One of the characteristics of the MUJI wood house is the fact – despite its smallness of only about 1000 square feet – that there are multiple points of view: high, eye-level, and low, both when you are on the first floor or second floor. Amazingly, it helps stratify the sense of space: you feel substantially less stress coming from the smallness of the living area. It reminds me of the “NA House” designed by Japanese architect Sou Fujimoto.
The NA House is a hotly-talked small house built in Tokyo, whose walls are almost exclusively made of glass (yes, transparent glass). But you can secure your privacy pretty easily, says Fujimoto. And the key is the “active” floors: they are a series of small floors that come in slightly different levels. Connected together, they form a vibrant environment that almost looks like you have a variety of tree houses inside your house. As is the case with the MUJI house, stairs play pivotal rules in the NA House to give you different view levels.
The idea of having multiple points of view could come up against the question of how to design a barrier-free house. But still, it is an idea worth exploring because it has significant potential to invigorate a tiny house.

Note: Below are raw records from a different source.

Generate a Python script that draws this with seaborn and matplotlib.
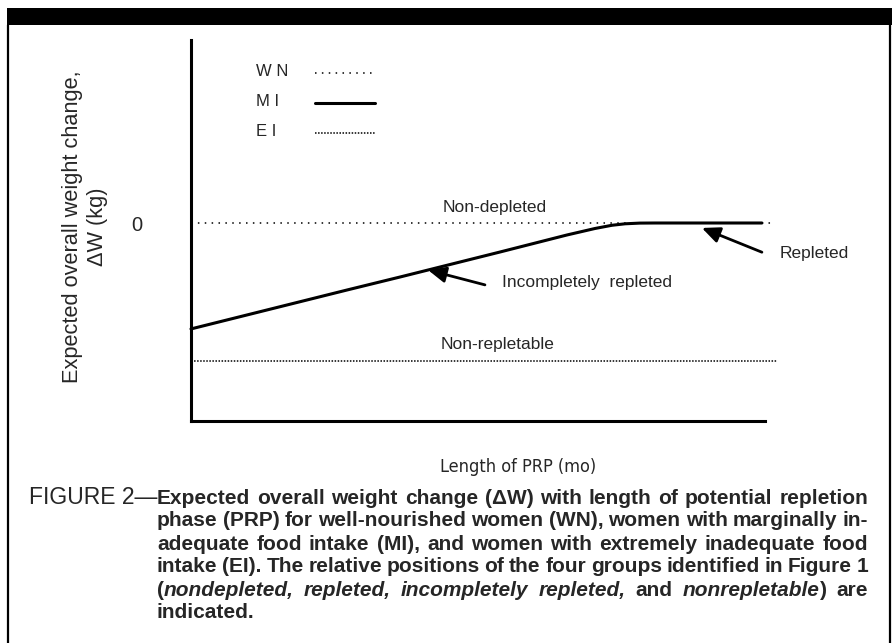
import numpy as np
import pandas as pd
import seaborn as sns
import matplotlib.pyplot as plt
from matplotlib.patches import Rectangle
from matplotlib.lines import Line2D

# length of PRP (months) and expected weight change (kg)
wn_x = [0.0, 24.4]
wn_y = [0.0, 0.0]
mi_x = [0.0, 6.52, 8.74, 12.92, 15.72, 16.89, 17.60, 18.15, 18.77, 19.40, 23.87]
mi_y = [-2.14, -1.354, -1.091, -0.586, -0.242, -0.111, -0.046, -0.016, -0.002, 0.0, 0.0]
ei_x = [0.0, 24.5]
ei_y = [-2.79, -2.79]

series_labels = ["W N", "M I", "E I"]

caption_head = "FIGURE 2\u2014"
caption_lines = [
    [[(w, "n")] for w in "Expected overall weight change (\u0394W) with length of potential repletion".split()],
    [[(w, "n")] for w in "phase (PRP) for well-nourished women (WN), women with marginally in-".split()],
    [[(w, "n")] for w in "adequate food intake (MI), and women with extremely inadequate food".split()],
    [[(w, "n")] for w in "intake (EI). The relative positions of the four groups identified in Figure 1".split()],
    [[("(", "n"), ("nondepleted,", "i")], [("repleted,", "i")], [("incompletely", "i")], [("repleted,", "i")],
     [("and", "n")], [("nonrepletable", "i"), (")", "n")], [("are", "n")]],
    [[("indicated.", "n")]],
]

W, H = 895, 643
sns.set_style("white")
plain = ["Liberation Sans", "DejaVu Sans"]
plt.rcParams["font.family"] = plain

fig = plt.figure(figsize=(W / 100, H / 100), dpi=100)
ax = fig.add_axes([191 / W, 1 - 421 / H, (765 - 191) / W, (421 - 40) / H])

def fx(x):
    return x / W

def fy(y):
    return 1 - y / H

# page frame
fig.add_artist(Rectangle((fx(7), fy(25)), fx(885), 17 / H, transform=fig.transFigure,
                         color="black", lw=0))
fig.add_artist(Line2D([fx(8), fx(8)], [fy(25), fy(643)], transform=fig.transFigure, color="black", lw=1.6))
fig.add_artist(Line2D([fx(890), fx(890)], [fy(25), fy(643)], transform=fig.transFigure, color="black", lw=1.6))

wn = pd.DataFrame({"x": wn_x, "y": wn_y})
mi = pd.DataFrame({"x": mi_x, "y": mi_y})
ei = pd.DataFrame({"x": ei_x, "y": ei_y})

styles = [dict(lw=1.1, linestyle=(0, (1, 3.5))), dict(lw=2.2, linestyle="-"), dict(lw=1.1, linestyle=(0, (1, 1)))]
for df, st in zip([wn, mi, ei], styles):
    sns.lineplot(data=df, x="x", y="y", ax=ax, color="black", clip_on=False, **st)

ax.set_xlim(0, 24)
ax.set_ylim(-4.0, 3.697)
sns.despine(ax=ax)
for s in ["left", "bottom"]:
    ax.spines[s].set_linewidth(2.2)
    ax.spines[s].set_color("black")
ax.set_xticks([])
ax.set_yticks([0])
ax.set_yticklabels(["0"], fontsize=14.5)
ax.tick_params(axis="y", direction="inout", length=26, width=2.2, pad=22, color="black")
ax.set_xlabel("")
ax.set_ylabel("")

ax.text(-0.184, 0.51, "Expected overall weight change,\n\u0394W (kg)", transform=ax.transAxes,
        rotation=90, ha="center", va="center", fontsize=15.7, linespacing=1.25, multialignment="center")
fig.text(fx(518), fy(467), "Length of PRP (mo)", ha="center", va="center", fontsize=13,
         family="DejaVu Sans", fontstretch="condensed")

# legend: labels left aligned, samples to the right
for i, (lab, st) in enumerate(zip(series_labels, styles)):
    yy = 72 + 30 * i
    fig.text(fx(256), fy(yy), lab, fontsize=12, ha="left", va="center")
    fig.add_artist(Line2D([fx(315), fx(375)], [fy(yy + 1), fy(yy + 1)], transform=fig.transFigure,
                          color="black", **st))

ax.text(12.71, 0.32, "Non-depleted", ha="center", va="center", fontsize=12.5)
ax.text(12.8, -2.46, "Non-repletable", ha="center", va="center", fontsize=12.5)
ax.text(13.0, -1.21, "Incompletely  repleted", ha="left", va="center", fontsize=12.5)
ax.text(24.62, -0.61, "Repleted", ha="left", va="center", fontsize=12.5, clip_on=False)

arrow = dict(arrowstyle="-|>,head_length=0.9,head_width=0.4", color="black", lw=2,
             shrinkA=0, shrinkB=0, mutation_scale=12)
ax.annotate("", xy=(9.91, -0.95), xytext=(12.29, -1.25), arrowprops=arrow)
ax.annotate("", xy=(21.36, -0.10), xytext=(23.87, -0.59), arrowprops=arrow, annotation_clip=False)

# caption, justified between x0 and x1
x0, x1 = 157, 868
r = fig.canvas.get_renderer()

def make_words(words, y, fs):
    built = []
    for word in words:
        parts = []
        for s, st in word:
            t = fig.text(0, fy(y), s, fontsize=fs, weight="bold",
                         style="italic" if st == "i" else "normal", ha="left", va="center")
            parts.append((t, t.get_window_extent(r).width))
        built.append(parts)
    return built

# pick the largest size where every justified line still has at least 4px word gaps
need = []
for words in caption_lines[:-1]:
    built = make_words(words, 0, 14)
    tot = sum(w for parts in built for _, w in parts)
    need.append((x1 - x0 - 4 * (len(built) - 1)) / tot)
    for parts in built:
        for t, _ in parts:
            t.remove()
cap_fs = min(15.0, 14 * min(need))

fig.text(fx(x0), fy(498), caption_head, fontsize=16.5, ha="right", va="center")

for i, words in enumerate(caption_lines):
    y = 498 + 23 * i
    built = make_words(words, y, cap_fs)
    widths = [sum(w for _, w in parts) for parts in built]
    if i < len(caption_lines) - 1 and len(built) > 1:
        gap = (x1 - x0 - sum(widths)) / (len(built) - 1)
    else:
        gap = 5
    x = x0
    for parts, ww in zip(built, widths):
        xp = x
        for t, w in parts:
            t.set_x(fx(xp))
            xp += w
        x += ww + gap

fig.savefig("out.png", dpi=100, facecolor="white")
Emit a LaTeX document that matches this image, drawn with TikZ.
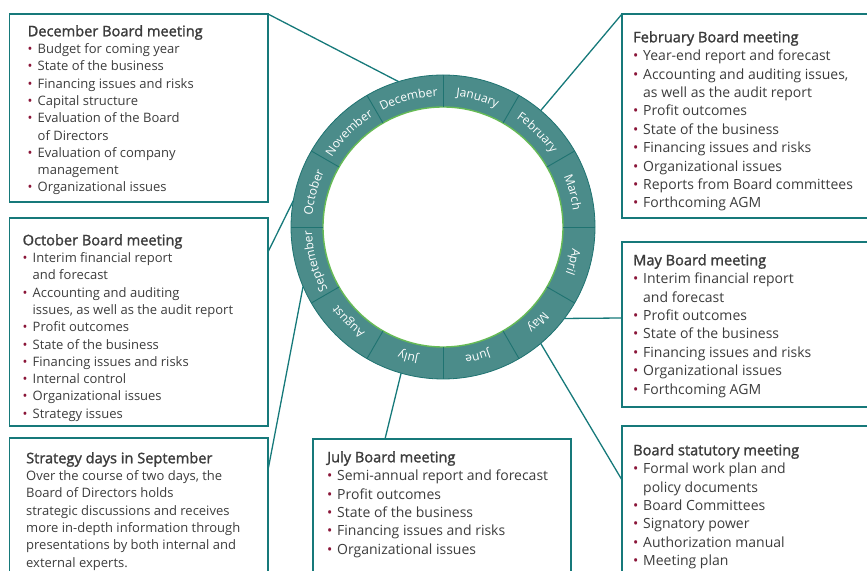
\documentclass[tikz,border=0pt]{standalone}
\usepackage{fontspec}
\setmainfont{Open Sans}
\newfontfamily\headfont{Open Sans}[FakeBold=1.6]
\usetikzlibrary{positioning}
\usetikzlibrary{decorations.text}
\definecolor{ringfill}{HTML}{4B8C8A}
\definecolor{ringline}{HTML}{1F7371}
\definecolor{linkteal}{HTML}{16797A}
\definecolor{innergreen}{HTML}{66BB55}
\definecolor{textgray}{HTML}{3C3C3C}
\definecolor{bulletred}{HTML}{8A1538}
\newcommand{\itm}{\makebox[10pt][l]{\textcolor{bulletred}{\textbullet}}}
\newcommand{\cnt}{\hspace*{10pt}}
\newcommand{\hd}[1]{{\headfont\fontsize{14.6}{17.3}\selectfont #1}}
\newcommand{\monthfont}{\fontsize{12}{12}\selectfont\color{white}}
\tikzset{x=1pt, y=1pt,
panel/.style={ % Sets the properties for each box
draw=linkteal,
line width=1.6pt,
anchor=north west,
outer sep=0pt},
paneltext/.style={
anchor=north west,
inner sep=0pt,
align=left,
text=textgray,
font=\fontsize{13}{17.3}\selectfont},
bigtext/.style={ % boxes on the right and below are set a bit larger
paneltext,
font=\fontsize{14}{18.4}\selectfont},
every edge/.style={ % Sets the properties for each connector
draw=linkteal,
line width=1.3pt}}

\begin{document}
\begin{tikzpicture}
\useasboundingbox (0,0) rectangle (867,570);
% boxes
\node[panel, minimum width=258.5pt, minimum height=188pt] (dec) at (9.5,556) {};
\node[panel, minimum width=258.5pt, minimum height=208pt] (oct) at (9.5,352) {};
\node[panel, minimum width=258.5pt, minimum height=160pt] (strat) at (9.5,132) {};
\node[panel, minimum width=260pt, minimum height=204pt] (feb) at (622,556) {};
\node[panel, minimum width=260pt, minimum height=165pt] (may) at (622,328) {};
\node[panel, minimum width=260pt, minimum height=160pt] (stat) at (622,144) {};
\node[panel, minimum width=258pt, minimum height=160pt] (jul) at (313,131) {};
% ring
\node[circle, fill=ringfill, draw=ringline, line width=0.8pt, outer sep=0pt, inner sep=0pt, minimum size=304pt] (ring) at (443,343) {};
\node[circle, fill=white, draw=innergreen, line width=1.4pt, outer sep=0pt, inner sep=0pt, minimum size=240pt] (hole) at (ring.center) {};
\foreach \a in {0,30,...,330}
  \draw[ringline, line width=0.9pt] (hole.\a) -- (ring.\a);
\foreach \mon/\ang in {January/75,February/45,March/15,April/-15,May/-45,June/-75,July/-105,August/-135,September/-165,October/165,November/135,December/105}
  \path[decorate, decoration={text along path, text/.expanded={|\noexpand\monthfont|\mon}, text align=center}]
    ([shift={(\ang+15:131)}]ring.center) arc[start angle=\ang+15, end angle=\ang-15, radius=131];
% connectors
\draw (dec.north east) edge (ring.107);
\draw (feb.north west) edge (ring.50);
\draw ([yshift=-34pt]oct.north east) edge (ring.170);
\draw ([yshift=-32pt]strat.north east) edge (ring.203);
\draw ([xshift=72pt]jul.north west) edge (ring.254);
\draw ([yshift=-54pt]stat.north west) edge (ring.310);
\draw ([yshift=-76pt]may.north west) edge (ring.323);
% texts
\node[paneltext] (dectxt) at ([shift={(18,-11)}]dec.north west) {\hd{December Board meeting}\\
\itm Budget for coming year\\
\itm State of the business\\
\itm Financing issues and risks\\
\itm Capital structure\\
\itm Evaluation of the Board\\
\cnt of Directors\\
\itm Evaluation of company\\
\cnt management\\
\itm Organizational issues};
\node[paneltext] (octtxt) at ([shift={(13,-16)}]oct.north west) {\hd{October Board meeting}\\
\itm Interim financial report\\
\cnt and forecast\\
\itm Accounting and auditing\\
\cnt issues, as well as the audit report\\
\itm Profit outcomes\\
\itm State of the business\\
\itm Financing issues and risks\\
\itm Internal control\\
\itm Organizational issues\\
\itm Strategy issues};
\node[paneltext] (strattxt) at ([shift={(16.5,-14)}]strat.north west) {\hd{Strategy days in September}\\
Over the course of two days, the\\
Board of Directors holds\\
strategic discussions and receives\\
more in-depth information through\\
presentations by both internal and\\
external experts.};
\node[bigtext] (febtxt) at ([shift={(11,-17)}]feb.north west) {\hd{February Board meeting}\\
\itm Year-end report and forecast\\
\itm Accounting and auditing issues,\\
\cnt as well as the audit report\\
\itm Profit outcomes\\
\itm State of the business\\
\itm Financing issues and risks\\
\itm Organizational issues\\
\itm Reports from Board committees\\
\itm Forthcoming AGM};
\node[bigtext] (maytxt) at ([shift={(11,-12)}]may.north west) {\hd{May Board meeting}\\
\itm Interim financial report\\
\cnt and forecast\\
\itm Profit outcomes\\
\itm State of the business\\
\itm Financing issues and risks\\
\itm Organizational issues\\
\itm Forthcoming AGM};
\node[bigtext] (stattxt) at ([shift={(11,-18)}]stat.north west) {\hd{Board statutory meeting}\\
\itm Formal work plan and\\
\cnt policy documents\\
\itm Board Committees\\
\itm Signatory power\\
\itm Authorization manual\\
\itm Meeting plan};
\node[bigtext] (jultxt) at ([shift={(14,-12)}]jul.north west) {\hd{July Board meeting}\\
\itm Semi-annual report and forecast\\
\itm Profit outcomes\\
\itm State of the business\\
\itm Financing issues and risks\\
\itm Organizational issues};
\end{tikzpicture}
\end{document}
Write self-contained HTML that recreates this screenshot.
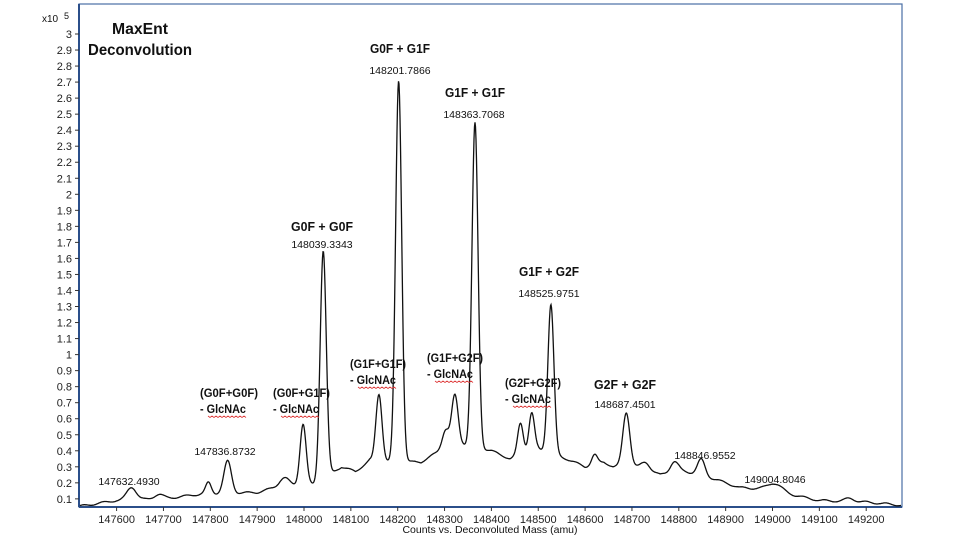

In this small house, windows play critical roles. They are the gateways through which the house is subtly connected to the surrounding environment. The MUJI house does not draw impermeable boundaries between inside and outside. Instead, it uses windows as a device to “keep the family posted” about what’s going on outside.
In order to do that, MUJI uses high-insulating triple-layered windows. They are good at cutting off unwanted heat/radiation in the summer, but also very effective at conserving warmth in the winter. Without this level of efficiency, tall, wall-wide windows would have made the indoor temperature either too hot or too cold to live comfortably.
Windows are carefully placed throughout the house to incorporate the outside landscape as part of the background for living, to maximize the joy of natural light and warmth, and to give sense of openness.